Example 3.3.1 Compute the derivative of $\ds f(x)=x^2\sqrt{625-x^2}$. We have already computed $\ds {d\over dx}\sqrt{625-x^2}={-x\over\sqrt{625-x^2}}$. Now $$f'(x)=x^2{-x\over\sqrt{625-x^2}}+2x\sqrt{625-x^2}= {-x^3+2x(625-x^2)\over \sqrt{625-x^2}}= {-3x^3+1250x\over \sqrt{625-x^2}}. $$

## Exercises 3.3

In 1–4, find the derivatives of the functions using the product rule.

**Ex 3.3.1**
$\ds x^3(x^3-5x+10)$
(answer)

**Ex 3.3.2**
$\ds (x^2+5x-3)(x^5-6x^3+3x^2-7x+1)$
(answer)

**Ex 3.3.3**
$\ds \sqrt{x}\sqrt{625-x^2}$
(answer)

**Ex 3.3.4**
$\displaystyle {\sqrt{625-x^2}\over x^{20}}$
(answer)

**Ex 3.3.5**
Use the product rule to compute the derivative of $\ds f(x)=(2x-3)^2$.
Sketch the function.
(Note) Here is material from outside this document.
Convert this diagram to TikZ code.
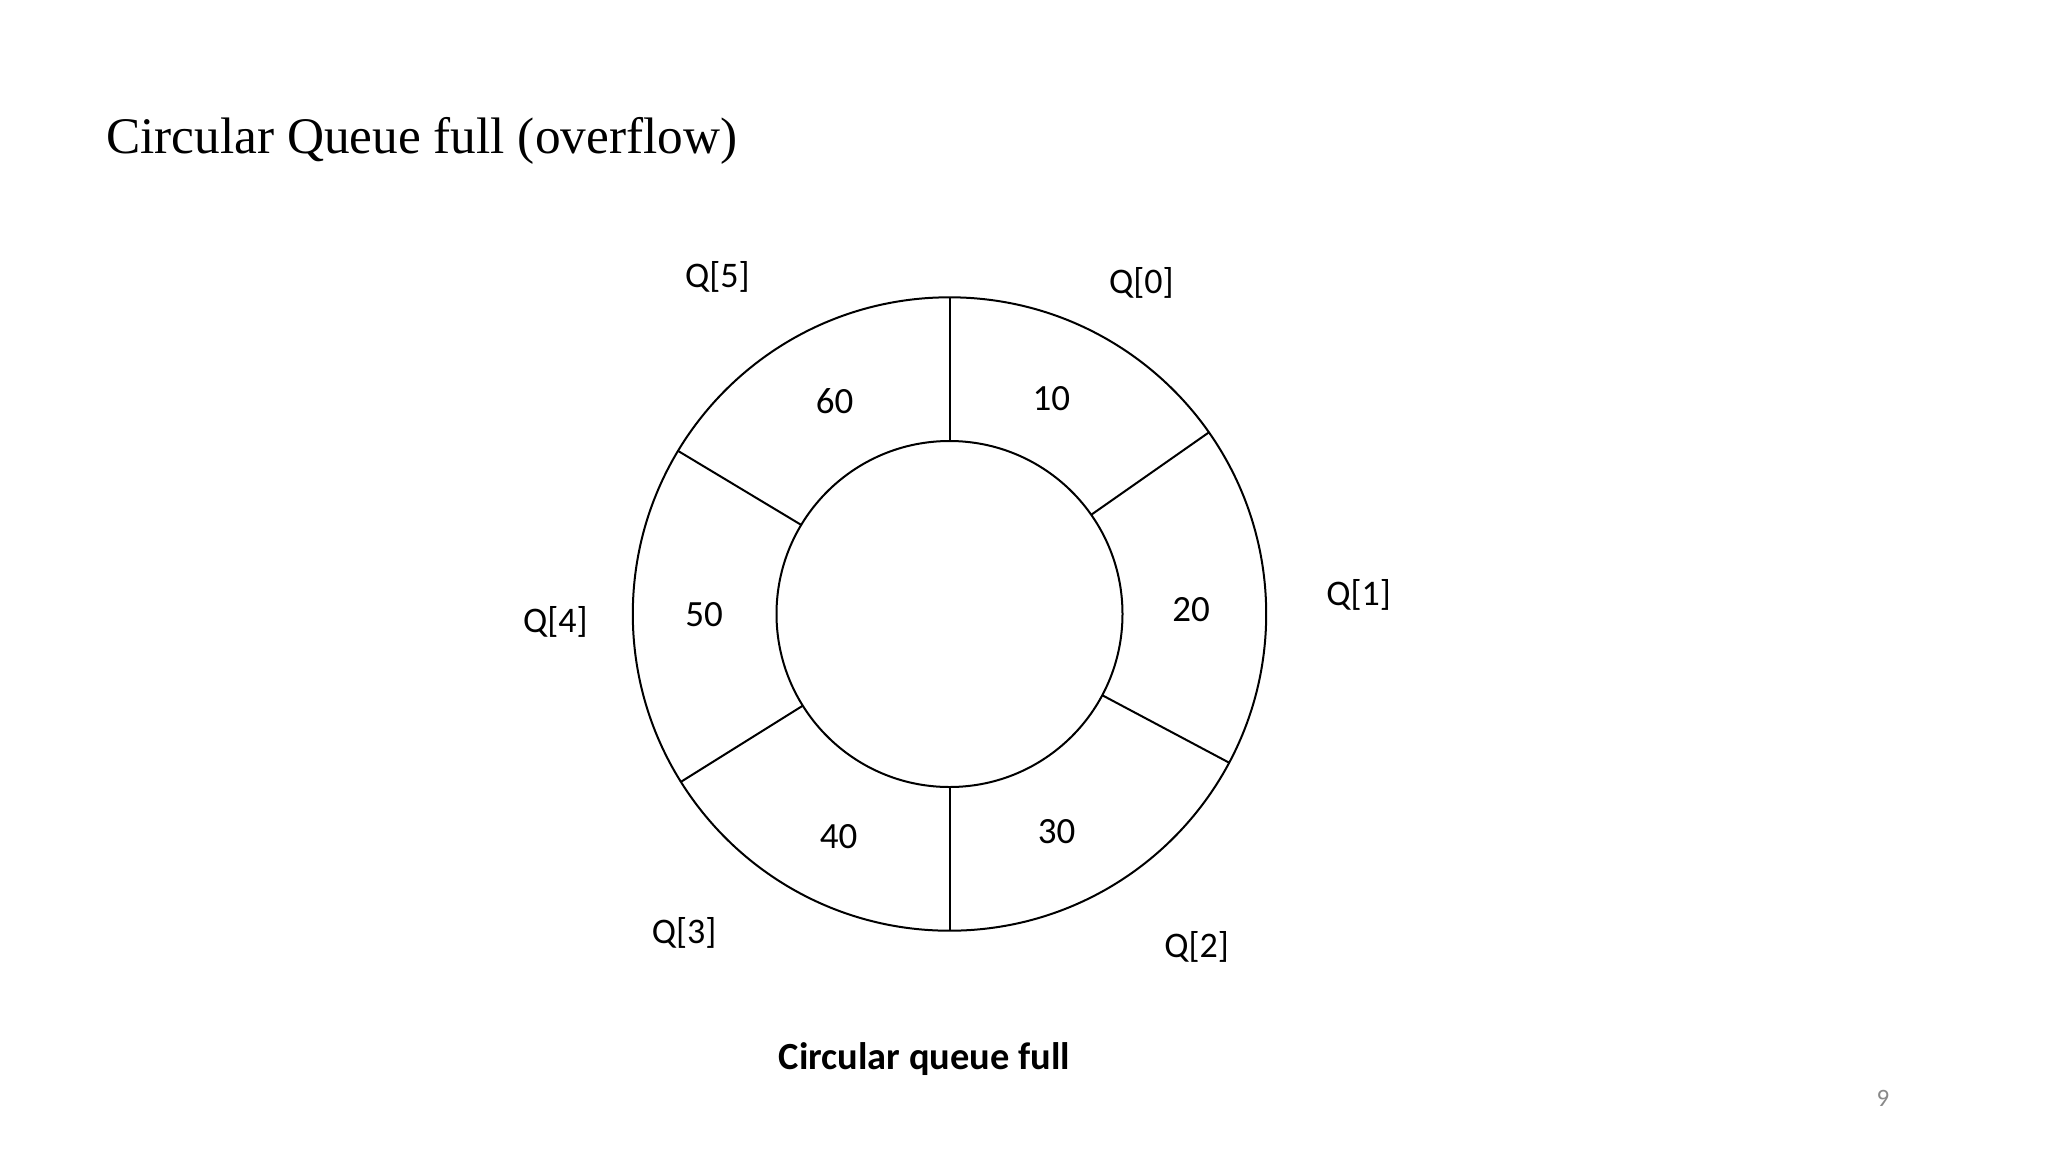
\documentclass[tikz,border=0pt]{standalone}
\usepackage{fontspec}
\setmainfont{Carlito}
\newfontfamily\titlefont{Liberation Serif}
\usetikzlibrary{calc}
\definecolor{pagegray}{RGB}{137,137,137}
\begin{document}
\begin{tikzpicture}[x=1pt,y=-1pt,
  ring/.style={line width=2pt, black},
  idx/.style={font=\fontsize{36}{40}\selectfont, anchor=base, inner sep=0pt},
  val/.style={font=\fontsize{37}{40}\selectfont, anchor=base, inner sep=0pt}]
\useasboundingbox[fill=white] (0,0) rectangle (2048,1152);
% title
\node[anchor=base west, inner sep=0pt, font=\titlefont\fontsize{51.3}{60}\selectfont] (title) at (106,153) {Circular Queue full (overflow)};
% ring
\coordinate (c) at (949.5,614);
\draw[ring] (c) circle[radius=316.7pt];
\draw[ring] (c) circle[radius=173pt];
\foreach \a/\n in {90/a,35/b,-28/d,-90/e,212/f,149/g}{
  \coordinate (in\n) at ($(c)+(\a:173pt)$);
  \coordinate (out\n) at ($(c)+(\a:316.7pt)$);
  \draw[ring] (in\n) -- (out\n);
}
% index labels
\node[idx] (q5) at (717.4,287) {Q[5]};
\node[idx] (q0) at (1141.4,293) {Q[0]};
\node[idx] (q1) at (1358.7,605) {Q[1]};
\node[idx] (q4) at (555.3,632.5) {Q[4]};
\node[idx] (q3) at (684.2,943.5) {Q[3]};
\node[idx] (q2) at (1196.7,957) {Q[2]};
% values
\node[val] (v60) at (834.6,413.8) {60};
\node[val] (v10) at (1051.4,410.2) {10};
\node[val] (v20) at (1191,621.8) {20};
\node[val] (v50) at (704,626.8) {50};
\node[val] (v40) at (838.5,848.8) {40};
\node[val] (v30) at (1056.6,843.8) {30};
% caption
\node[anchor=base, inner sep=0pt, font=\bfseries\fontsize{38.4}{44}\selectfont] (cap) at (924.5,1069) {Circular queue full};
% page number
\node[anchor=center, inner sep=0pt, text=pagegray, font=\fontsize{25}{28}\selectfont] (pg) at (1883,1098) {9};
\end{tikzpicture}
\end{document}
Find an equation of the tangent line to the curve at
$x=2$. Sketch the tangent line at $x=2$.
(answer)

**Ex 3.3.6**
Suppose that $f$, $g$, and $h$ are differentiable functions.
Show that $(fgh)'(x) = f'(x) g(x)h(x) + f(x)g'(x) h(x) + f(x) g(x)
h'(x)$.

**Ex 3.3.7**
State and prove a rule to compute $(fghi)'(x)$,
similar to the rule in the previous problem.

Remark 3.3.2 {Product notation} Suppose $\ds f_1 , f_2 , \ldots f_n$ are functions. The product of all these functions can be written $$ \prod _{k=1 } ^n f_k.$$ This is similar to the use of $\ds \sum$ to denote a sum. For example, $$\prod _{k=1 } ^5 f_k =f_1 f_2 f_3 f_4 f_5$$ and $$ \prod _ {k=1 } ^n k = 1\cdot 2 \cdot \ldots \cdot n = n!.$$ We sometimes use somewhat more complicated conditions; for example $$\prod _{k=1 , k\neq j } ^n f_k$$ denotes the product of $\ds f_1$ through $\ds f_n$ except for $\ds f_j$. For example, $$\prod _{k=1 , k\neq 4} ^5 x^k = x\cdot x^2 \cdot x^3 \cdot x^5 = x^{11}.$$

**Ex 3.3.8**
The **generalized product rule**
says that if $\ds f_1 , f_2 ,\ldots ,f_n$ are differentiable functions at
$x$ then
$${d\over dx}\prod _{k=1 } ^n f_k(x) =
\sum _{j=1 } ^n \left(f'_j (x) \prod _{k=1 , k\neq j} ^n
f_k (x)\right).$$
Verify that this is the same as your answer to the previous problem
when $n=4$,
and write out what this says when $n=5$.